Companies must tell the OAIC and those affected as soon as practicable, once they have determined the facts of the breach, whether the breach can be contained and whether there is a likely risk of serious harm to individuals.
There are some situations where a company might delay notification, however — if the police are investigating a hack and disclosure might tip off the perpetrator, for example.
What penalties might companies face?
The maximum civil fine that the OAIC can issue is $2.1 million to businesses or $420,000 to individuals, but that may not be the only punishment.
According to Mr Pilgrim, many organisations now see personal data as one of their most powerful assets.
“One of the biggest risks they have is losing the trust of their customers,” he said.

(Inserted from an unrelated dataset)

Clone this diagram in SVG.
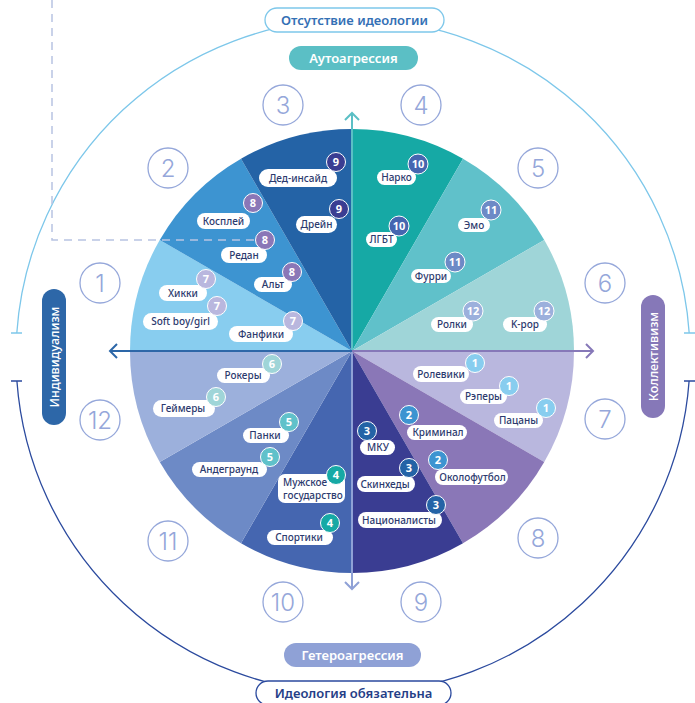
<svg xmlns="http://www.w3.org/2000/svg" width="695" height="703" viewBox="0 0 695 703">
<style>
.lbl{fill:#fff}
.lt{font-family:"Noto Sans","DejaVu Sans",sans-serif;font-size:10px;font-weight:500;fill:#2C3A6E;text-anchor:middle}
.bt{font-family:"Noto Sans","DejaVu Sans",sans-serif;font-size:11px;font-weight:700;fill:#fff;text-anchor:middle}
.bd{stroke:#fff;stroke-width:1}
.nc{fill:#fff;stroke:#95A7DA;stroke-width:1.3}
.nt{font-family:"Inter","Noto Sans",sans-serif;font-size:24px;font-weight:300;fill:#95A7DA;text-anchor:middle}
.ht{font-family:"Noto Sans","DejaVu Sans",sans-serif;font-size:13px;font-weight:600;text-anchor:middle}
.vt{font-family:"Noto Sans","DejaVu Sans",sans-serif;font-size:12.5px;font-weight:500;fill:#fff;text-anchor:middle}
.c1{fill:#88CDEF}.c2{fill:#3D94D1}.c3{fill:#2463A6}.c4{fill:#16A9A5}.c5{fill:#60C1CA}.c6{fill:#9FD5D8}
.c7{fill:#B9B7DE}.c8{fill:#8A77B7}.c9{fill:#3A3D92}.c10{fill:#4566B0}.c11{fill:#6D8AC6}.c12{fill:#9CB0DC}
</style>
<defs>
<marker id="mT" markerWidth="16" markerHeight="16" refX="8" refY="8" orient="auto" markerUnits="userSpaceOnUse"><path d="M1,1 L8,8 L1,15" fill="none" stroke="#5BBFC5" stroke-width="2"/></marker>
<marker id="mB" markerWidth="16" markerHeight="16" refX="8" refY="8" orient="auto" markerUnits="userSpaceOnUse"><path d="M1,1 L8,8 L1,15" fill="none" stroke="#8FA1D6" stroke-width="2"/></marker>
<marker id="mL" markerWidth="16" markerHeight="16" refX="8" refY="8" orient="auto" markerUnits="userSpaceOnUse"><path d="M1,1 L8,8 L1,15" fill="none" stroke="#2D67A8" stroke-width="2"/></marker>
<marker id="mR" markerWidth="16" markerHeight="16" refX="8" refY="8" orient="auto" markerUnits="userSpaceOnUse"><path d="M1,1 L8,8 L1,15" fill="none" stroke="#8678B8" stroke-width="2"/></marker>
</defs>
<rect width="695" height="703" fill="#fff"/>

<g id="outer-ring" fill="none" stroke-width="1.3">
<path d="M16.8,333 A337,337 0 0 1 689.2,333" stroke="#7DC7EA"/>
<path d="M11,333 H22 M684,333 H695" stroke="#7DC7EA"/>
<path d="M16.9,381 A337,337 0 0 0 689.1,381" stroke="#2B4A9E"/>
<path d="M11,381 H22 M684,381 H695" stroke="#2B4A9E"/>
</g>

<g id="pie">
<path class="c4" d="M352,351 L352,129 A222,222 0 0 1 463,158.74 Z"/>
<path class="c5" d="M352,351 L463,158.74 A222,222 0 0 1 544.26,240 Z"/>
<path class="c6" d="M352,351 L544.26,240 A222,222 0 0 1 574,351 Z"/>
<path class="c7" d="M352,351 L574,351 A222,222 0 0 1 544.26,462 Z"/>
<path class="c8" d="M352,351 L544.26,462 A222,222 0 0 1 463,543.26 Z"/>
<path class="c9" d="M352,351 L463,543.26 A222,222 0 0 1 352,573 Z"/>
<path class="c10" d="M352,351 L352,573 A222,222 0 0 1 241,543.26 Z"/>
<path class="c11" d="M352,351 L241,543.26 A222,222 0 0 1 159.74,462 Z"/>
<path class="c12" d="M352,351 L159.74,462 A222,222 0 0 1 130,351 Z"/>
<path class="c1" d="M352,351 L130,351 A222,222 0 0 1 159.74,240 Z"/>
<path class="c2" d="M352,351 L159.74,240 A222,222 0 0 1 241,158.74 Z"/>
<path class="c3" d="M352,351 L241,158.74 A222,222 0 0 1 352,129 Z"/>
</g>

<path id="dashed-frame" d="M52,0 V240 H258" fill="none" stroke="#B8C3E2" stroke-width="1.5" stroke-dasharray="8 6"/>

<g id="connectors" fill="none" stroke-width="2">
<line x1="352" y1="351" x2="352" y2="113" stroke="#5BBFC5" marker-end="url(#mT)"/>
<line x1="352" y1="351" x2="352" y2="589" stroke="#8FA1D6" marker-end="url(#mB)"/>
<line x1="352" y1="351" x2="110" y2="351" stroke="#2D67A8" marker-end="url(#mL)"/>
<line x1="352" y1="351" x2="593" y2="351" stroke="#8678B8" marker-end="url(#mR)"/>
</g>

<g id="sector-numbers">
<g id="n1"><circle class="nc" cx="100" cy="283" r="20"/><text class="nt" x="100" y="291.5">1</text></g>
<g id="n2"><circle class="nc" cx="168" cy="168" r="20"/><text class="nt" x="168" y="176.5">2</text></g>
<g id="n3"><circle class="nc" cx="283" cy="105" r="20"/><text class="nt" x="283" y="113.5">3</text></g>
<g id="n4"><circle class="nc" cx="421" cy="105" r="20"/><text class="nt" x="421" y="113.5">4</text></g>
<g id="n5"><circle class="nc" cx="538" cy="168" r="20"/><text class="nt" x="538" y="176.5">5</text></g>
<g id="n6"><circle class="nc" cx="605" cy="283" r="20"/><text class="nt" x="605" y="291.5">6</text></g>
<g id="n7"><circle class="nc" cx="605" cy="419" r="20"/><text class="nt" x="605" y="427.5">7</text></g>
<g id="n8"><circle class="nc" cx="538" cy="538" r="20"/><text class="nt" x="538" y="546.5">8</text></g>
<g id="n9"><circle class="nc" cx="421" cy="602" r="20"/><text class="nt" x="421" y="610.5">9</text></g>
<g id="n10"><circle class="nc" cx="283" cy="602" r="20"/><text class="nt" x="283" y="610.5">10</text></g>
<g id="n11"><circle class="nc" cx="168" cy="541" r="20"/><text class="nt" x="168" y="549.5">11</text></g>
<g id="n12"><circle class="nc" cx="100" cy="420" r="20"/><text class="nt" x="100" y="428.5">12</text></g>
</g>

<g id="headers">
<g id="h-top"><rect x="265" y="8" width="179" height="24" rx="12" fill="#fff" stroke="#7DC7EA" stroke-width="1.3"/><text class="ht" x="354.5" y="24.5" fill="#3470B5">Отсутствие идеологии</text></g>
<g id="h-auto"><rect x="289" y="46" width="129" height="24" rx="12" fill="#5BBFC5"/><text class="ht" x="353.5" y="62.5" fill="#fff">Аутоагрессия</text></g>
<g id="h-hetero"><rect x="284" y="643" width="137" height="24" rx="12" fill="#8FA1D6"/><text class="ht" x="352.5" y="659.5" fill="#fff">Гетероагрессия</text></g>
<g id="h-bottom"><rect x="256" y="681" width="195" height="24" rx="12" fill="#fff" stroke="#2B4A9E" stroke-width="1.3"/><text class="ht" x="353.5" y="697.5" fill="#253E87" font-weight="700">Идеология обязательна</text></g>
<g id="h-ind"><rect x="42" y="289" width="24" height="136" rx="12" fill="#2D67A8"/><text class="vt" transform="translate(58.5,357) rotate(-90)">Индивидуализм</text></g>
<g id="h-kol"><rect x="641" y="295" width="24" height="123" rx="12" fill="#8678B8"/><text class="vt" transform="translate(657.5,356.5) rotate(-90)">Коллективизм</text></g>
</g>

<g id="labels">
<g id="l-ded"><rect class="lbl" x="259" y="169" width="78" height="18" rx="9"/><text class="lt" x="298" y="181.5">Дед-инсайд</text><circle class="c9 bd" cx="336" cy="162" r="9.5"/><text class="bt" x="336" y="166">9</text></g>
<g id="l-drein"><rect class="lbl" x="296" y="216" width="41" height="17" rx="8.5"/><text class="lt" x="316.5" y="228">Дрейн</text><circle class="c9 bd" cx="339" cy="209" r="9.5"/><text class="bt" x="339" y="213">9</text></g>
<g id="l-cosplay"><rect class="lbl" x="197" y="213" width="53" height="16" rx="8"/><text class="lt" x="223.5" y="224.5">Косплей</text><circle class="c8 bd" cx="253" cy="203" r="9.5"/><text class="bt" x="253" y="207">8</text></g>
<g id="l-redan"><rect class="lbl" x="221" y="247" width="46" height="16" rx="8"/><text class="lt" x="244" y="258.5">Редан</text><circle class="c8 bd" cx="265" cy="240" r="9.5"/><text class="bt" x="265" y="244">8</text></g>
<g id="l-alt"><rect class="lbl" x="254" y="277" width="38" height="15" rx="7.5"/><text class="lt" x="273" y="288">Альт</text><circle class="c8 bd" cx="292" cy="272" r="9.5"/><text class="bt" x="292" y="276">8</text></g>
<g id="l-hikki"><rect class="lbl" x="159" y="285" width="48" height="16" rx="8"/><text class="lt" x="183" y="296.5">Хикки</text><circle class="c7 bd" cx="206" cy="279" r="9.5"/><text class="bt" x="206" y="283">7</text></g>
<g id="l-soft"><rect class="lbl" x="143" y="313" width="75" height="17" rx="8.5"/><text class="lt" x="180.5" y="325">Soft boy/girl</text><circle class="c7 bd" cx="217" cy="306" r="9.5"/><text class="bt" x="217" y="310">7</text></g>
<g id="l-fanfic"><rect class="lbl" x="229" y="326" width="64" height="16" rx="8"/><text class="lt" x="261" y="337.5">Фанфики</text><circle class="c7 bd" cx="293" cy="321" r="9.5"/><text class="bt" x="293" y="325">7</text></g>
<g id="l-narko"><rect class="lbl" x="377" y="170" width="39" height="15" rx="7.5"/><text class="lt" x="396.5" y="181">Нарко</text><circle class="c10 bd" cx="418" cy="164" r="10"/><text class="bt" x="418" y="168">10</text></g>
<g id="l-lgbt"><rect class="lbl" x="366" y="232" width="31" height="15" rx="7.5"/><text class="lt" x="381.5" y="243">ЛГБТ</text><circle class="c10 bd" cx="399" cy="226" r="10"/><text class="bt" x="399" y="230">10</text></g>
<g id="l-emo"><rect class="lbl" x="458" y="218" width="32" height="14" rx="7"/><text class="lt" x="474" y="228.5">Эмо</text><circle class="c11 bd" cx="491" cy="210" r="10"/><text class="bt" x="491" y="214">11</text></g>
<g id="l-furri"><rect class="lbl" x="411" y="269" width="40" height="14" rx="7"/><text class="lt" x="431" y="279.5">Фурри</text><circle class="c11 bd" cx="455" cy="262" r="10"/><text class="bt" x="455" y="266">11</text></g>
<g id="l-rolki"><rect class="lbl" x="431" y="317" width="42" height="15" rx="7.5"/><text class="lt" x="452" y="328">Ролки</text><circle class="c12 bd" cx="473" cy="311" r="10"/><text class="bt" x="473" y="315">12</text></g>
<g id="l-kpop"><rect class="lbl" x="503" y="317" width="44" height="15" rx="7.5"/><text class="lt" x="525" y="328">K-pop</text><circle class="c12 bd" cx="544" cy="311" r="10"/><text class="bt" x="544" y="315">12</text></g>
<g id="l-rolev"><rect class="lbl" x="413" y="366" width="56" height="16" rx="8"/><text class="lt" x="441" y="377.5">Ролевики</text><circle class="c1 bd" cx="475" cy="363" r="9.5"/><text class="bt" x="475" y="367">1</text></g>
<g id="l-repery"><rect class="lbl" x="460" y="389" width="47" height="15" rx="7.5"/><text class="lt" x="483.5" y="400">Рэперы</text><circle class="c1 bd" cx="509" cy="386" r="9.5"/><text class="bt" x="509" y="390">1</text></g>
<g id="l-pacany"><rect class="lbl" x="494" y="413" width="49" height="15" rx="7.5"/><text class="lt" x="518.5" y="424">Пацаны</text><circle class="c1 bd" cx="546" cy="408" r="9.5"/><text class="bt" x="546" y="412">1</text></g>
<g id="l-krim"><rect class="lbl" x="407" y="425" width="60" height="15" rx="7.5"/><text class="lt" x="438" y="436">Криминал</text><circle class="c2 bd" cx="409" cy="415" r="9.5"/><text class="bt" x="409" y="419">2</text></g>
<g id="l-okolo"><rect class="lbl" x="435" y="469" width="73" height="16" rx="8"/><text class="lt" x="472.5" y="480.5">Околофутбол</text><circle class="c2 bd" cx="438" cy="460" r="9.5"/><text class="bt" x="438" y="464">2</text></g>
<g id="l-mku"><rect class="lbl" x="360" y="440" width="35" height="15" rx="7.5"/><text class="lt" x="378" y="451">МКУ</text><circle class="c3 bd" cx="367" cy="431" r="9.5"/><text class="bt" x="367" y="435">3</text></g>
<g id="l-skin"><rect class="lbl" x="357" y="476" width="58" height="16" rx="8"/><text class="lt" x="385" y="487.5">Скинхеды</text><circle class="c3 bd" cx="409" cy="468" r="9.5"/><text class="bt" x="409" y="472">3</text></g>
<g id="l-nac"><rect class="lbl" x="358" y="512" width="84" height="16" rx="8"/><text class="lt" x="399" y="523.5">Националисты</text><circle class="c3 bd" cx="436" cy="505" r="9.5"/><text class="bt" x="436" y="509">3</text></g>
<g id="l-rokery"><rect class="lbl" x="217" y="368" width="53" height="15" rx="7.5"/><text class="lt" x="243" y="379">Рокеры</text><circle class="c6 bd" cx="272" cy="364" r="9.5"/><text class="bt" x="272" y="368">6</text></g>
<g id="l-geimery"><rect class="lbl" x="153" y="400" width="62" height="17" rx="8.5"/><text class="lt" x="183" y="412">Геймеры</text><circle class="c6 bd" cx="216" cy="397" r="9.5"/><text class="bt" x="216" y="401">6</text></g>
<g id="l-panki"><rect class="lbl" x="243" y="428" width="46" height="15" rx="7.5"/><text class="lt" x="265" y="439">Панки</text><circle class="c5 bd" cx="289" cy="422" r="9.5"/><text class="bt" x="289" y="426">5</text></g>
<g id="l-under"><rect class="lbl" x="192" y="462" width="75" height="15" rx="7.5"/><text class="lt" x="229" y="473">Андеграунд</text><circle class="c5 bd" cx="270" cy="457" r="9.5"/><text class="bt" x="270" y="461">5</text></g>
<g id="l-muzh"><rect class="lbl" x="278" y="474" width="67" height="29" rx="7"/><text class="lt" x="283" y="486" style="text-anchor:start">Мужское</text><text class="lt" x="283" y="499" style="text-anchor:start">государство</text><circle class="c4 bd" cx="336" cy="475" r="9.5"/><text class="bt" x="336" y="479">4</text></g>
<g id="l-sport"><rect class="lbl" x="267" y="530" width="66" height="15" rx="7.5"/><text class="lt" x="299" y="541">Спортики</text><circle class="c4 bd" cx="330" cy="523" r="9.5"/><text class="bt" x="330" y="527">4</text></g>
</g>
</svg>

A recent OAIC survey found that 58 per cent of those surveyed would avoid dealing with a private company over privacy concerns.
“Loss of reputation, loss of share market value are ultimately why companies should be worried about the bottom line,” Ms Johnston added.
Can companies collect any data they want about me?
Under Australia’s Privacy Principles, companies cannot collect anything they like.
“Organisations can only collect information they require for their function or activity,” Commissioner Pilgrim explained.
“They run the risk collecting information they don’t need, which could be in breach of the [Privacy Act].”
In Ms Johnston’s view, American technology companies have set a problematic standard around data collection.
The American approach to privacy is to rely primarily on consumer protection law, she said, which allows US companies to often bury their data collection polices in the fine print and count that as sufficient customer disclosure.
“We do unfortunately have this kind of disconnect in Australia and much of the rest of the world, where the privacy laws say one thing and the business practices reflect something entirely different,” Ms Johnston added.